Special needs students get a taste of cooking

Two celebrity chefs impart skills to 36 youngsters, under law firm's community scheme

THE call came from a law firm, and home-grown celebrity chefs Willin Low and Janice Wong jumped at the chance to dish out cooking lessons yesterday.

Their students were 36 youngsters from the Movement for the Intellectually Disabled of Singapore's (Minds) Lee Kong Chian Gardens School (LGS). Each chef taught a specially tailored class, aiming to impart simple culinary skills in a fun way.

The first 18 students, together with their teachers and volunteers from TSMP Law Corporation, checked into the Tools Of The Trade cooking studio in Dunearn Road as early as 9am.

Ms Wong, 27, took the morning session. On the teaching menu was simple fare such as chocolate cupcakes and cheese pasta.

'I have worked with many charities, and it is encouraging to see children, despite their special situation, so enthusiastic to learn new skills,' said the dessert chef, who was trained at world-renowned culinary school Le Cordon Bleu Paris. She opened a restaurant called the 2am:dessertbar 21/2 years ago.

Mr Low, 39, a lawyer-turned-chef, said his Wild Rocket Group believes in 'giving back to society', and this year it picked children. 'We have been giving to The Straits Times School Pocket Money Fund, and when TSMP asked us to do this, we jumped at the opportunity,' he added.
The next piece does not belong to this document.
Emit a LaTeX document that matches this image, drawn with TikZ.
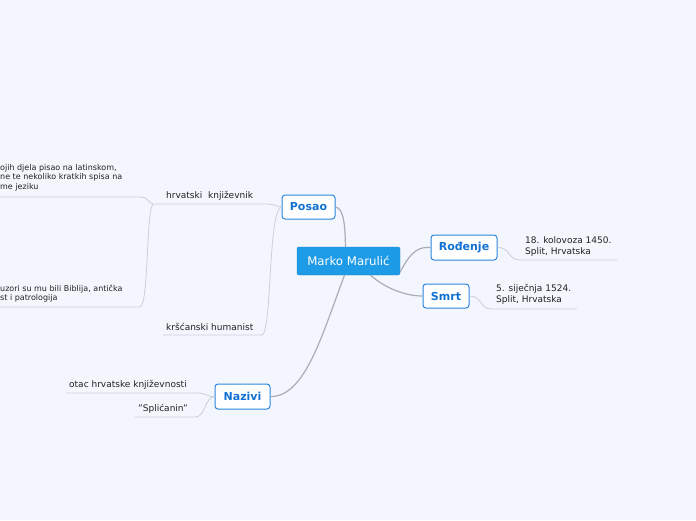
\documentclass[tikz,border=0pt]{standalone}
\usepackage{fontspec}
\setmainfont{DejaVu Sans}
\definecolor{bg}{HTML}{F4F6FE}
\definecolor{mainfill}{HTML}{1E9BE6}
\definecolor{topicblue}{HTML}{2A86DC}
\definecolor{topictext}{HTML}{1272D4}
\definecolor{mainline}{HTML}{A9ADB5}
\definecolor{leafline}{HTML}{CBCFD8}
\definecolor{leaftext}{HTML}{222222}
\begin{document}
\begin{tikzpicture}[x=1pt,y=-1pt,
  mainbox/.style={fill=mainfill,draw=mainfill!85!black,line width=0.4pt,rounded corners=2pt,text=white,font=\fontsize{11.8}{13}\selectfont,minimum width=103pt,minimum height=28pt,inner sep=0pt},
  topic/.style={fill=white,draw=topicblue,line width=1pt,rounded corners=3pt,text=topictext,font=\fontsize{11}{12}\selectfont\bfseries,minimum height=24pt,inner sep=0pt},
  leaf/.style={text=leaftext,font=\fontsize{9}{11}\selectfont,inner sep=0pt,align=left},
  leafs/.style={text=leaftext,font=\fontsize{8}{9.2}\selectfont,inner sep=0pt,align=left},
  mline/.style={draw=mainline,line width=1.2pt},
  lline/.style={draw=leafline,line width=0.8pt}]
\fill[bg] (0,0) rectangle (696,520);
\useasboundingbox (0,0) rectangle (696,520);

% main and topic nodes
\node[mainbox] (mm) at (348.5,261) {Marko Marulić};
\node[topic,minimum width=53pt] (posao) at (308.5,207) {Posao};
\node[topic,minimum width=66pt,minimum height=25pt] (rod) at (464,247.5) {Rođenje};
\node[topic,minimum width=46pt] (smrt) at (446,296) {Smrt};
\node[topic,minimum width=55pt,minimum height=25pt] (naz) at (242.5,396.5) {Nazivi};

% leaf texts
\node[leaf,anchor=west] (hk) at (166,195.5) {hrvatski\ \ književnik};
\node[leaf,anchor=west] (kh) at (166,326.5) {kršćanski humanist};
\node[leafs,anchor=north west] (t1) at (0,164.5) {ojih djela pisao na latinskom,\\ne te nekoliko kratkih spisa na\\me jeziku};
\node[leafs,anchor=north west] (t2) at (0,284.5) {uzori su mu bili Biblija, antička\\st i patrologija};
\node[leaf,anchor=north west] (rt) at (525,236) {18. kolovoza 1450.\\Split, Hrvatska};
\node[leaf,anchor=north west] (st) at (496,284) {5. siječnja 1524.\\Split, Hrvatska};
\node[leaf,anchor=west] (ot) at (69,384.5) {otac hrvatske književnosti};
\node[leaf,anchor=west] (sp) at (138,408.5) {\char34 Splićanin\char34};

% coordinates for leaf line ends
\coordinate (hkR) at (266,204);
\coordinate (hkL) at (153,204);
\coordinate (t1R) at (140,197);
\coordinate (t1L) at (0,197);
\coordinate (t2R) at (140,307);
\coordinate (t2L) at (0,307);
\coordinate (khR) at (262,335);
\coordinate (khL) at (163,335);
\coordinate (rtL) at (520,260);
\coordinate (rtR) at (617,260);
\coordinate (stL) at (491,309);
\coordinate (stR) at (577,309);
\coordinate (otR) at (198,393);
\coordinate (otL) at (66,393);
\coordinate (spR) at (195,417);
\coordinate (spL) at (135,417);

% main connectors
\draw[mline] (posao.east) .. controls (345,208) and (345,232) .. ([xshift=-3pt]mm.north);
\draw[mline] ([yshift=-11pt]mm.east) .. controls (412,249) and (420,247) .. (rod.west);
\draw[mline] ([xshift=22pt]mm.south) .. controls (385,288) and (405,296) .. (smrt.west);
\draw[mline] ([xshift=-4pt]mm.south) .. controls (322,335) and (305,397) .. (naz.east);

% posao leaves
\draw[lline] (posao.west) .. controls (276,206) and (274,204) .. (hkR) -- (hkL);
\draw[lline] (posao.west) .. controls (268,210) and (272,332) .. (khR) -- (khL);
\draw[lline] (hkL) .. controls (148,203) and (149,197) .. (t1R) -- (t1L);
\draw[lline] (hkL) .. controls (146,210) and (149,304) .. (t2R) -- (t2L);

% other leaves
\draw[lline] (rod.east) .. controls (510,247) and (508,260) .. (rtL) -- (rtR);
\draw[lline] (smrt.east) .. controls (482,296) and (480,309) .. (stL) -- (stR);
\draw[lline] (naz.west) .. controls (207,397) and (206,393) .. (otR) -- (otL);
\draw[lline] (naz.west) .. controls (204,398) and (206,417) .. (spR) -- (spL);
\end{tikzpicture}
\end{document}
He took the second batch at 1.30pm, teaching the students how to make salad, curry mayo chicken sandwiches, kaya bread and butter pudding.

Getting his gloved fingers dirty with egg and chocolate was 18-year-old Poh Chian An.

The Minds student, who loved the experience, was recently awarded a training stint in room service with the Holiday Inn Singapore, and said he is looking forward to the experience.

Yesterday's cooking classes were part of TSMP's continuing community programme.

Its joint managing director, Mr Thio Shen Yi, 44, said his firm had an insight into what life was like for special needs children last year. 'We took some children with autism and cerebral palsy to Universal Studios then. It was uplifting and humbling at the same time, and we wanted to take this opportunity to work with these children again,' he added.

Ms Vijaya Rajagopal, 55, a pre-vocation teacher at LGS, said such programmes are a good way of integrating children with special needs into society.

'These children are no different from other children. More of such sessions will help people to understand and accept them. Perhaps they would be able to find employment in the future,' she added.

LGS, one of Minds' 11 special education schools, offers a broad-spectrum curriculum to teach, equip and train its 247 intellectually disabled students for a productive future.